TUFLOW Classic and TUFLOW HPC are both quite different in their use of hardware. TUFLOW classic can only use a single CPU core / thread. This is largely due to the implicit nature of the solution scheme (for more information see this TUFLOW forum post parallelisation of TUFLOW Classic). TUFLOW Classic can only run on CPU architecture and can not run on Graphical Processing Unit (GPU) devices.
TUFLOW HPC (which uses an explicit solution scheme) does not have the same single core limitation and can make use of multiple CPU or GPU cores (and indeed multiple GPU cards if available).
In general implicit schemes will run at a larger timestep and are therefore typically more efficient when running on a single core. However, TUFLOW HPC on larger numbers of cores will generally become faster.

Influences on runtime

There are a large number of factors that influence the speed at which the simulation runs. Some key factors are described below.

Model Size

When parallelising the computations across multiple computational cores (whether they are CPU or GPU cores), at each timestep information has to pass between the cores. This transfer of information leads to a computational overhead. Therefore, a model never scales perfectly linearly i.e. running on two cores won't be exactly two times faster than on a single core. There is more discussion on the discussion pages HPC Scaling across CPU hardware and HPC Scaling on GPU hardware.
The smaller the model, the more the overhead in talking between cores is likely to influence the model runtimes. For a very small model that takes say 30 seconds to run, it may be faster to run a TUFLOW classic model on a single CPU, than to run the same model using TUFLOW HPC on GPU hardware! However as the model gets larger (more 2D cells) the less the influence of the overhead and the greater the benefit of using multiple cores.

???? Chart of classic runtime v's HPC.

Timestepping

The implicit nature of the TUFLOW Classic solver means that it can generally run with a Courant–Friedrichs–Lewy (CFL) number of greater than 1.0. However the explicit nature of TUFLOW HPC generally requires that a CFL of less than 1 is adopted. Therefore, in general TUFLOW HPC will require a smaller timestep than the same TUFLOW Classic model.
TUFLOW HPC uses an adaptive timestep, at each timestep the depths, velocities at each cell within the model are assessed and a 2D timestep is set to meet the stability criteria. TUFLOW Classic normally uses a fixed 2D timestep for the whole simulation.
Note: It is possible to run a TUFLOW HPC using a fixed timestep. It is also possible to run a 2D only TUFLOW Classic simulation with an adaptive timestep. However, the majority of Classic simulations use a fixed timestep and the majority of HPC simulations use an adaptive timestep!
For simulations with large changes in the in hydraulic behavior throughout the simulation an adaptive timestep may be more efficient.
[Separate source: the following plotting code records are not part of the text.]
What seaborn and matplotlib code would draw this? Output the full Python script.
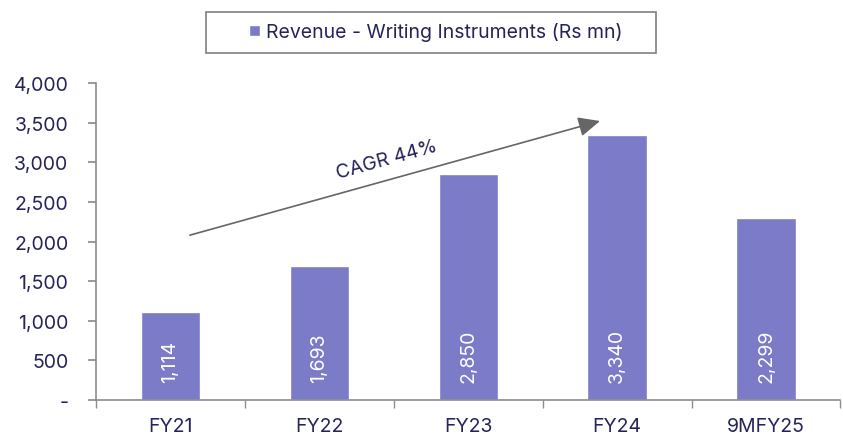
import matplotlib
matplotlib.use("Agg")
import matplotlib.pyplot as plt
import seaborn as sns
import pandas as pd
from matplotlib.ticker import FuncFormatter, FixedLocator
from matplotlib.patches import Rectangle

categories = ["FY21", "FY22", "FY23", "FY24", "9MFY25"]
revenue = [1114, 1693, 2850, 3340, 2299]
series_name = "Revenue - Writing Instruments (Rs mn)"
cagr_label = "CAGR 44%"

sns.set_theme(style="white")
plt.rcParams["font.family"] = ["Inter", "DejaVu Sans"]

navy = "#26235a"
bar_color = "#7b7bc8"
axis_grey = "#8c8c8c"

df = pd.DataFrame({"cat": categories, "val": revenue, "series": series_name})

W, H = 843, 435
fig = plt.figure(figsize=(W / 100, H / 100), dpi=100)
ax = fig.add_axes([0.114, 0.078, 0.883, 0.729])
sns.barplot(data=df, x="cat", y="val", hue="series", palette=[bar_color],
            width=0.4, ax=ax, saturation=1, legend=True)

ax.set_ylim(0, 4000)
ax.set_xlim(-0.5, len(categories) - 0.5)
ax.set_yticks(range(0, 4001, 500))
ax.yaxis.set_major_formatter(FuncFormatter(lambda v, p: "-" if v == 0 else f"{int(v):,}"))
ax.set_xlabel("")
ax.set_ylabel("")

for s in ["top", "right"]:
    ax.spines[s].set_visible(False)
for s in ["left", "bottom"]:
    ax.spines[s].set_color(axis_grey)
    ax.spines[s].set_linewidth(1.2)

ax.tick_params(axis="y", which="major", direction="out", length=6, color=axis_grey,
               labelsize=14, labelcolor=navy, left=True, pad=14)
ax.tick_params(axis="x", which="major", length=0, labelsize=14, labelcolor=navy, pad=12)
ax.xaxis.set_minor_locator(FixedLocator([i - 0.5 for i in range(len(categories) + 1)]))
ax.tick_params(axis="x", which="minor", direction="out", length=6, color=axis_grey, bottom=True)

for container in ax.containers:
    for rect, v in zip(container, revenue):
        ax.text(rect.get_x() + rect.get_width() / 2, 230, f"{v:,}", rotation=90,
                ha="center", va="bottom", color="white", fontsize=14)

ax.annotate("", xy=(2.885, 3520), xytext=(0.13, 2080),
            arrowprops=dict(arrowstyle="-|>,head_length=1.1,head_width=0.5",
                            color="#666666", lw=1.2, shrinkA=0, shrinkB=0))
ax.text(1.45, 3040, cagr_label, rotation=15.5, ha="center", va="center",
        color=navy, fontsize=14, rotation_mode="anchor")

# legend: frameless, with a separate box around it
leg = ax.legend(loc="center left", bbox_to_anchor=(249 / W, 1 - 33 / H),
                bbox_transform=fig.transFigure, frameon=False,
                fontsize=14, handlelength=0.55, handleheight=0.55, handletextpad=0.35,
                borderpad=0, borderaxespad=0)
for t in leg.get_texts():
    t.set_color(navy)
fig.patches.append(Rectangle((206 / W, 1 - 54 / H), 450 / W, 41 / H,
                             transform=fig.transFigure, fill=False,
                             edgecolor="#7f7f7f", linewidth=1.2, zorder=5))

fig.savefig("out.png", dpi=100)
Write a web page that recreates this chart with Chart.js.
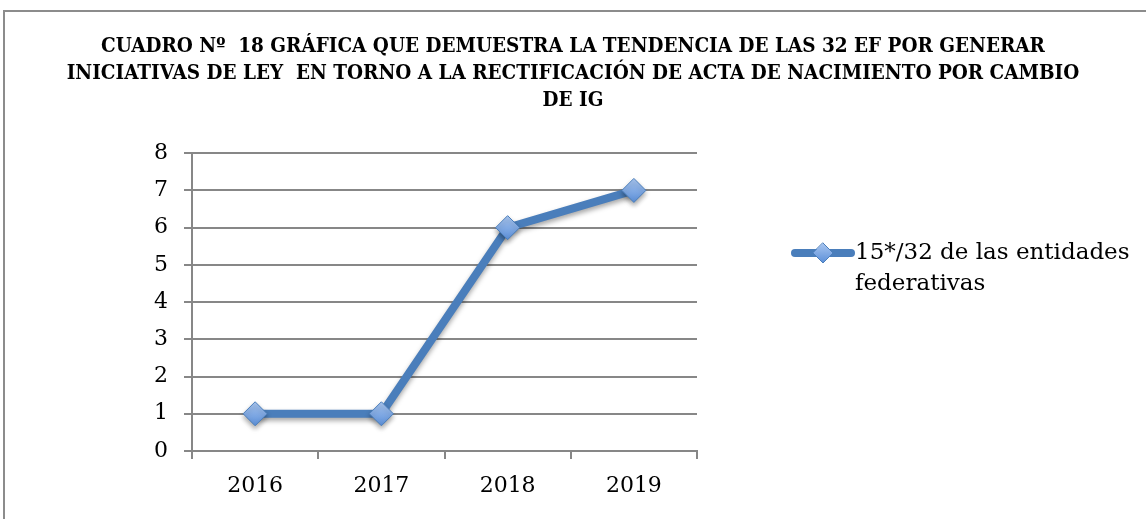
<!DOCTYPE html>
<html>
<head>
<meta charset="utf-8">
<script src="https://cdn.jsdelivr.net/npm/chart.js@4/dist/chart.umd.min.js"></script>
<style>
  html, body { margin: 0; padding: 0; background: #fff; overflow: hidden; }
  #wrap { position: relative; width: 1146px; height: 519px; }
  #frame { position: absolute; left: 3px; top: 10px; width: 1200px; height: 600px; border: 2px solid #8c8c8c; box-sizing: border-box; }
  canvas { position: absolute; left: 0; top: 0; }
</style>
</head>
<body>
<div id="wrap">
  <div id="frame"></div>
  <canvas id="chart" width="1146" height="519"></canvas>
</div>
<script>
// data
var years = ['2016', '2017', '2018', '2019'];
var entidades = [1, 1, 6, 7];
var seriesLabel = ['15*/32 de las entidades', 'federativas'];
var titleLines = [
  'CUADRO Nº  18 GRÁFICA QUE DEMUESTRA LA TENDENCIA DE LAS 32 EF POR GENERAR',
  'INICIATIVAS DE LEY  EN TORNO A LA RECTIFICACIÓN DE ACTA DE NACIMIENTO POR CAMBIO',
  'DE IG'
];

var lineBlue = '#4a7ebb';
var gridGray = '#878787';
var serif = "'DejaVu Serif', 'Liberation Serif', serif";

function diamondFill(context) {
  var el = context.element;
  var c = context.chart.ctx;
  if (!el || el.x === undefined) return '#7aa5e2';
  var g = c.createLinearGradient(el.x, el.y - 12, el.x, el.y + 12);
  g.addColorStop(0, '#a9c6f0');
  g.addColorStop(1, '#5b8fd8');
  return g;
}

// soft shadow under the line and markers
var shadow = {
  id: 'shadow',
  beforeDatasetsDraw: function (chart) {
    var c = chart.ctx;
    c.save();
    c.shadowColor = 'rgba(0,0,0,0.35)';
    c.shadowBlur = 5;
    c.shadowOffsetY = 3;
  },
  afterDatasetsDraw: function (chart) { chart.ctx.restore(); }
};

// legend drawn by hand so it can wrap over two lines like the original
var sideLegend = {
  id: 'sideLegend',
  afterDraw: function (chart) {
    var c = chart.ctx;
    var ds = chart.data.datasets[0];
    var x0 = chart.chartArea.right + 98, y0 = 253;
    c.save();
    c.strokeStyle = lineBlue;
    c.lineWidth = 8;
    c.lineCap = 'round';
    c.beginPath();
    c.moveTo(x0, y0);
    c.lineTo(x0 + 56, y0);
    c.stroke();
    var cx = x0 + 28, r = 10;
    var g = c.createLinearGradient(cx, y0 - r, cx, y0 + r);
    g.addColorStop(0, '#a9c6f0');
    g.addColorStop(1, '#5b8fd8');
    c.fillStyle = g;
    c.strokeStyle = lineBlue;
    c.lineWidth = 1;
    c.beginPath();
    c.moveTo(cx, y0 - r); c.lineTo(cx + r, y0); c.lineTo(cx, y0 + r); c.lineTo(cx - r, y0);
    c.closePath();
    c.fill(); c.stroke();
    c.fillStyle = '#000';
    c.font = '23px ' + serif;
    c.textBaseline = 'middle';
    c.textAlign = 'left';
    ds.label.forEach(function (t, i) {
      c.fillText(t, x0 + 60, y0 + i * 31);
    });
    c.restore();
  }
};

var ctx = document.getElementById('chart').getContext('2d');
var chart = new Chart(ctx, {
  type: 'line',
  data: {
    labels: years,
    datasets: [{
      label: seriesLabel,
      data: entidades,
      borderColor: lineBlue,
      borderWidth: 8,
      backgroundColor: diamondFill,
      pointBackgroundColor: diamondFill,
      pointStyle: 'rectRot',
      pointRadius: 12,
      pointHoverRadius: 12,
      pointBorderColor: lineBlue,
      pointBorderWidth: 1,
      tension: 0
    }]
  },
  options: {
    responsive: false,
    animation: false,
    layout: { padding: 0 },
    plugins: {
      legend: { display: false },
      tooltip: { enabled: false },
      title: {
        display: true,
        text: titleLines,
        color: '#000',
        font: { family: "'DejaVu Serif Condensed', 'Liberation Serif', serif", size: 20.5, weight: 'bold', lineHeight: 1.32 },
        padding: { top: 33, bottom: 39 }
      }
    },
    scales: {
      x: {
        offset: true,
        grid: { offset: true, drawOnChartArea: false, drawTicks: true, tickLength: 8, color: gridGray, lineWidth: 2 },
        border: { color: gridGray, width: 2 },
        ticks: { color: '#000', font: { family: serif, size: 22 }, padding: 14 },
        afterFit: function (s) { s.height = 68; }
      },
      y: {
        min: 0,
        max: 8,
        grid: { color: gridGray, lineWidth: 2, tickLength: 8 },
        border: { color: gridGray, width: 2 },
        ticks: { stepSize: 1, color: '#000', font: { family: serif, size: 22 }, padding: 16 },
        afterFit: function (s) { s.width = 192; }
      },
      // empty axis on the right that only reserves room for the legend
      side: {
        position: 'right',
        display: true,
        grid: { display: false },
        border: { display: false },
        ticks: { display: false },
        afterFit: function (s) { s.width = 449; }
      }
    }
  },
  plugins: [shadow, sideLegend]
});
</script>
</body>
</html>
For example, a dambreak simulation at the time of the breach the velocities and/or depths may be very high (requiring a low timestep), however, significantly after the breach the velocities/depths may be quite low (and could therefore handle a larger timestep). In this circumstance a variable timestep may be more efficient. For a tidal model the timestep may stay relatively constant throughout the simulation.

Output Frequency

At each map output interval, data is processed and written to the specified output drive. For TUFLOW HPC simulations when running on a GPU device an additional step is required to "pull" the results / data from the GPU device. This creates an additional overhead for HPC simulations. If very frequent map output data is being written, this transfer of information to/from the GPU device may add a a significant amount of time (and is also likely to take a large amount of space on the output drive).

???? chart or table of output frequency effects on runtime.